Your task is to quote the listing below exactly, beginning with its first line and ending on the line bearing "CUT_XP = 0.75".
**********
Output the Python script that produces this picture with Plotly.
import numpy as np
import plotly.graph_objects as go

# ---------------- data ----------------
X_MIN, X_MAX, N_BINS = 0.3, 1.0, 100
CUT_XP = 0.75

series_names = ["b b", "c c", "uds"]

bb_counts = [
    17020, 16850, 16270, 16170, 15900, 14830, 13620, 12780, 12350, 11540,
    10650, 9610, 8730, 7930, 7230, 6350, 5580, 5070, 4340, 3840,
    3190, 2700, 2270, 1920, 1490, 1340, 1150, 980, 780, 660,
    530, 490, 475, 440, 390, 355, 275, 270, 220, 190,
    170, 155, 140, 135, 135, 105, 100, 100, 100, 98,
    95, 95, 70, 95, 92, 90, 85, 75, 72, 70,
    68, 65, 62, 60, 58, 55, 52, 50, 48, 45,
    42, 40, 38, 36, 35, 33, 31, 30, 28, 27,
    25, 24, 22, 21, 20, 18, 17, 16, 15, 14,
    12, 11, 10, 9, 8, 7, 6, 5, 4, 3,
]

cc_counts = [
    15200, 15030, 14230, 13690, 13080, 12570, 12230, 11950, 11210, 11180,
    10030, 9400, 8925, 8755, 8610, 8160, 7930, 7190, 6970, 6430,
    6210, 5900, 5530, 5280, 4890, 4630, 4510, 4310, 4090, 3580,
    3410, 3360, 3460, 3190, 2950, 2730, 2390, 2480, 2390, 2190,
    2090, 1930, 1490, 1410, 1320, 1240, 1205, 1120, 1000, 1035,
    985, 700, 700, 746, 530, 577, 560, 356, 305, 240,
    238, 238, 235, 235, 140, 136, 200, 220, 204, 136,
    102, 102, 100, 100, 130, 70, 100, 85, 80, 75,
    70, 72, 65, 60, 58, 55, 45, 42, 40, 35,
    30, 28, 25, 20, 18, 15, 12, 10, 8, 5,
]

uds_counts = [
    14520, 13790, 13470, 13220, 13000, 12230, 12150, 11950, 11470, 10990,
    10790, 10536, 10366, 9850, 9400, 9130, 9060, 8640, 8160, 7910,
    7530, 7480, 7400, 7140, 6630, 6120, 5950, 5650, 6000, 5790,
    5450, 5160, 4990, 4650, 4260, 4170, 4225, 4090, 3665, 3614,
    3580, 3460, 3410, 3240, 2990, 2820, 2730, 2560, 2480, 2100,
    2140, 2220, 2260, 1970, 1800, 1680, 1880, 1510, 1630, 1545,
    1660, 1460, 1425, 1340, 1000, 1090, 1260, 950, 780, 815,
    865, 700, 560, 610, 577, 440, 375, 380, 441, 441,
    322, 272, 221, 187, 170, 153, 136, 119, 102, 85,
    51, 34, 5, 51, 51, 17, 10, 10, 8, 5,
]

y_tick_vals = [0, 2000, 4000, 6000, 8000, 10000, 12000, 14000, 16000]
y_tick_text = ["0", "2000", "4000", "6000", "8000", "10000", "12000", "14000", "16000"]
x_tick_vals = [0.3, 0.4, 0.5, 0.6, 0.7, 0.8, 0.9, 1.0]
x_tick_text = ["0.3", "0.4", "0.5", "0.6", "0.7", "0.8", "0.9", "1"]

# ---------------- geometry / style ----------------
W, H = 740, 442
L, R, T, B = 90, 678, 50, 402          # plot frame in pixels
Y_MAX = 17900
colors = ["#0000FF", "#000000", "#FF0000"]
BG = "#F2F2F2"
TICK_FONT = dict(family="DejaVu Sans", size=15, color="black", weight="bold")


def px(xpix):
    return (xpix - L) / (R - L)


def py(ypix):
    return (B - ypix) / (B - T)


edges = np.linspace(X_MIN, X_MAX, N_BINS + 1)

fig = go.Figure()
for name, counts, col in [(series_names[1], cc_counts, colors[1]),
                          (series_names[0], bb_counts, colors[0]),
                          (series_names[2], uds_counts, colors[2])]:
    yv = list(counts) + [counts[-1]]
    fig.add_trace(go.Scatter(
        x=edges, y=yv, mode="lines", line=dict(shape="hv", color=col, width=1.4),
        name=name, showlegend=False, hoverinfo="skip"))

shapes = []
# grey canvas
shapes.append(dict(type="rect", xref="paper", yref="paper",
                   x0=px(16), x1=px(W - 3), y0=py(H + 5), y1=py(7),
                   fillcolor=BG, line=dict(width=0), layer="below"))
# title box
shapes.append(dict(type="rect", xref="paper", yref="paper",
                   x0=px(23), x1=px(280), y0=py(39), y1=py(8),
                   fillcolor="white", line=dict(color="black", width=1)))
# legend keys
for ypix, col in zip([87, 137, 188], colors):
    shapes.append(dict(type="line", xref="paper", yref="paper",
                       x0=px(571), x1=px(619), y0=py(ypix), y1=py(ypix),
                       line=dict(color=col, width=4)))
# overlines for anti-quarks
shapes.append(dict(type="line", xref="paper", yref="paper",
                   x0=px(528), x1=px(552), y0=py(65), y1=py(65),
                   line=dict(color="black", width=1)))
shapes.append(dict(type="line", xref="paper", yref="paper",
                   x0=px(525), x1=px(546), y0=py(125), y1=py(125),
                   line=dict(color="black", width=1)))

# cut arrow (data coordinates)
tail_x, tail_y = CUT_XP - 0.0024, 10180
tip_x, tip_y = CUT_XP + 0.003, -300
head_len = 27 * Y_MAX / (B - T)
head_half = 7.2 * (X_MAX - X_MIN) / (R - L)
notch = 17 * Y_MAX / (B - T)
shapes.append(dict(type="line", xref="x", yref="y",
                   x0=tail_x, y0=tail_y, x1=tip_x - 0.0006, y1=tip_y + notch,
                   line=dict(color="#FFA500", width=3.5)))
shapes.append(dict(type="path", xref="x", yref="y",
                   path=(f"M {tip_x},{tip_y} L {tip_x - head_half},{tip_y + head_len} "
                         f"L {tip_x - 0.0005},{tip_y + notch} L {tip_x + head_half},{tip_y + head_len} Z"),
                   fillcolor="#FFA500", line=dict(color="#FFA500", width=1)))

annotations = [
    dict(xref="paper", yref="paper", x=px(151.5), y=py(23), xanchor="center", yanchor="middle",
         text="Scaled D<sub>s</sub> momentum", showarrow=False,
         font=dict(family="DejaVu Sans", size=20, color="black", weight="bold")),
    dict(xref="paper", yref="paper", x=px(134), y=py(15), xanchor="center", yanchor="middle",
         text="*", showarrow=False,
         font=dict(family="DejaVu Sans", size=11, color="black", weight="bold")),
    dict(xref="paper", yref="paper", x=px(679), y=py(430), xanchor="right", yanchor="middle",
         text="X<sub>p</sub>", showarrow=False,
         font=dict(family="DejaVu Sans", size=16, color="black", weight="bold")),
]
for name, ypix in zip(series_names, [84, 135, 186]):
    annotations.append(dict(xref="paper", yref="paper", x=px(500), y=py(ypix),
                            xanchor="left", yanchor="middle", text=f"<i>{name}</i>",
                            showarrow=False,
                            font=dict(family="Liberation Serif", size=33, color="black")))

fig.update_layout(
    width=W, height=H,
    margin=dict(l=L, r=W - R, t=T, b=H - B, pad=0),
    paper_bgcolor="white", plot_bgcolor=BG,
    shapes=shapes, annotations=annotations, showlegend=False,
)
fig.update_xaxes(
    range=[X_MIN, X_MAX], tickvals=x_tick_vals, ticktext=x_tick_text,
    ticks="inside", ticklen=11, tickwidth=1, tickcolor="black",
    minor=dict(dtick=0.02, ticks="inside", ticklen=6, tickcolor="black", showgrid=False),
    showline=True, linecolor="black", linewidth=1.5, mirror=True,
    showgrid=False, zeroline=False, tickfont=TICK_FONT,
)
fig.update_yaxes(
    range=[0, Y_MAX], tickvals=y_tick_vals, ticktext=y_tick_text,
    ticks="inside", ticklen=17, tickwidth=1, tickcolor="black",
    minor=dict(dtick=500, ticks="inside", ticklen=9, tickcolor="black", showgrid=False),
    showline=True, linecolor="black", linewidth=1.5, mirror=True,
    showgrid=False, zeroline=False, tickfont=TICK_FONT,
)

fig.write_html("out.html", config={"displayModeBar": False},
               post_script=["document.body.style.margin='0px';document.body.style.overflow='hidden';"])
**********
#### [Correct result]
Output the Python script that produces this picture with Plotly.
import numpy as np
import plotly.graph_objects as go

# ---------------- data ----------------
X_MIN, X_MAX, N_BINS = 0.3, 1.0, 100
CUT_XP = 0.75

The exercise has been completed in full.